Kumaravadivelu continues his quest for out of the box solutions in the area of language teacher education as well. In his latest book, Language teacher education for a Global Society, he points out that current approaches to language teacher education, focusing as they do on discrete subjects such as methods, second language acquisition, curriculum design, and testing, ignore the processes of economic, cultural and educational globalization and their unfailing impact on language education. He sees an imperative need to design a comprehensive model that pulls together various strands of thought in a meaningful way. Accordingly, he has designed a modular model that consists of five modules: Knowing, Analyzing, Recognizing, Doing, and Seeing. The model is aimed at fundamentally transforming language teacher education.

In addition to being a scholar and a teacher, Kumaravadivelu continuously aspires to be a public intellectual. He believes that intellectuals have an obligation to help the general public be well-informed. This view is reflected in his Op-ed pieces that he writes periodically for the San Jose Mercury News, a leading newspaper in the Bay Area of California where he lives. He writes them with the same critical insights that mark his professional writings. For instance, in “Americans should be able to watch al-Jazeera English TV,” he asserts that the American people are "long on opinions and short on facts” and stresses that they should be able to watch the currently unavailable Al-Jazeera English TV to better understand the Islamic world. In another, “Generals lacked courage of conviction by not speaking up sooner,” he criticizes retired American Generals for speaking against the Iraqi war after their retirement, not before. In yet another, “Our Prejudices, Our Selves,” he chastises our tendency to blame others for their religious, cultural and ethnic prejudices without realizing that we ourselves harbor them.

To understand what drives Kumaravadivelu to persistently propagate ideas that go against the grain, his friends and colleagues have looked for clues in his early life and education. Born in a small town in the state of Tamilnadu in South India, he had a rather modest beginning. His father was a primary school teacher and did not have the economic means to send all five of his children to college. His brothers and sisters, all older than him, had to stop after high school and seek much needed employment. But, his father was determined to send him to college. With his help and with the help of his working siblings, he managed to boldly go where nobody in his family had gone before – to college.

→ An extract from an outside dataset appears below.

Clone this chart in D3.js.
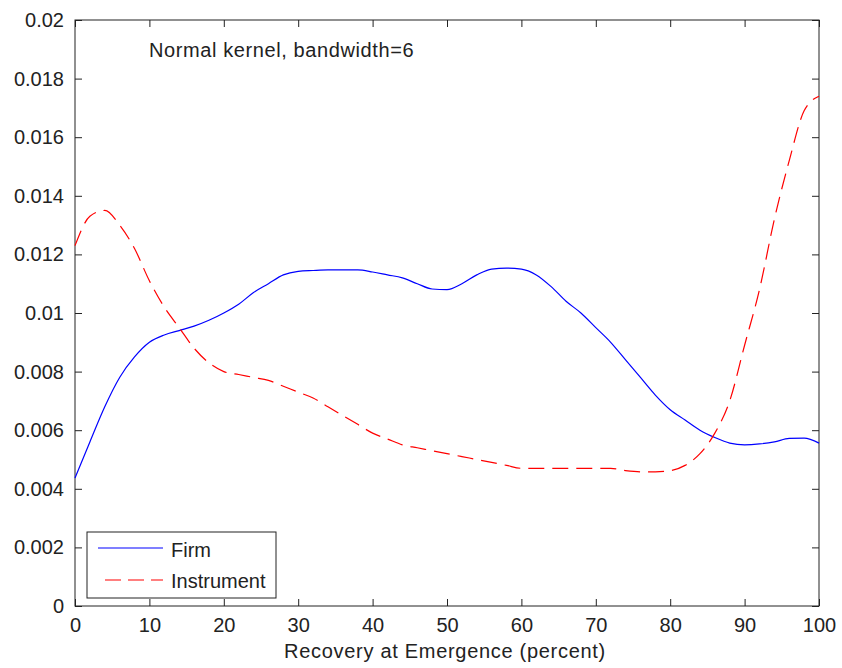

After earning a B.A. and an M.A. in English literature from the University of Madras, he started teaching English at a university. A turning point came when the British Council in India offered him a Fellowship to go to Lancaster University in England to pursue a second Masters degree, this time in Linguistics for Language Teaching. It was there he was initiated into the field of Applied Linguistics by some of its prominent practitioners. His preparation in applied linguistics continued at the University of Michigan, USA, where he earned his Ph.D. He believes that his studies at the Universities of Madras, Lancaster and Michigan have helped him synthesize the best of three educational traditions, and have shaped his personal and professional philosophy that is unmistakably reflected in all his work as a scholar and a teacher.

Kumaravadivelu’s further readings in poststructuralism, postmodernism, and postcolonialism have motivated him to see the language classroom not just in its linguistic complexities but also in all its historical, political, social and cultural ones. Consequently, one hears in his writings, speeches and classroom teaching an undaunted critical voice– something that prompted his departmental colleague Peter Lowenberg (Spartan Daily) to say in an interview to the University newspaper: "He's not afraid if something he says or writes is not accepted by the mainstream.” In fact, he exhorts his students to develop a critical voice too. And, he does it with irritating persistence.  He has been known to warn his students at the onset of a term that no one’s culture is safe from reproach in the class, as he encourages them to take a critical view of culture. Alongside being a critical voice, he is also a thoughtful voice. What Professor John Murphy of Georgia State University wrote about him sums up a common sentiment: “Few writers are as capable as Kumaravadivelu of engendering in a reader the feeling that you are in the hands of a thoughtful, and always thought provoking, guide” (Murphy, 2007, p. 243).

Sources

Kumaravadivelu, B. (2012). Language Teacher Education for a Global Society: A Modular Model for Knowing, Analyzing, Recognizing, Doing, and Seeing. New York: Routledge.

Kumaravadivelu, B. (2008). Cultural Globalization and Language Education. New Haven, CT.: Yale University Press.

Kumaravadivelu, B. (2006). Understanding Language Teaching: From Method to Postmethod. Mahwah, NJ.: Lawrence Erlbaum.

Kumaravadivelu, B. (2003). Beyond Methods: Macrostrategies for Language Teaching. New Haven, CT.: Yale University Press.

Murphy, J. (2007). Review of B. Kumaravadivelu, Understanding language teaching: from method to postmethod. Mahwah, NJ: Lawrence Erlbaum. Language Teaching Research, 11, 2, 243–250.

San Jose Mercury News, Americans should be able to watch al-Jazeera English TV. November 30, 2006.

San Jose Mercury News, Generals lacked courage of conviction by not speaking up sooner. April 19, 2006.

San Jose Mercury News, Our Prejudices, Our Selves. May 18, 1997.

Spartan Daily, “Bridging knowledge: Language professor and India native finds a home at San Jose State.” Dated October 30, 2008, p. 3.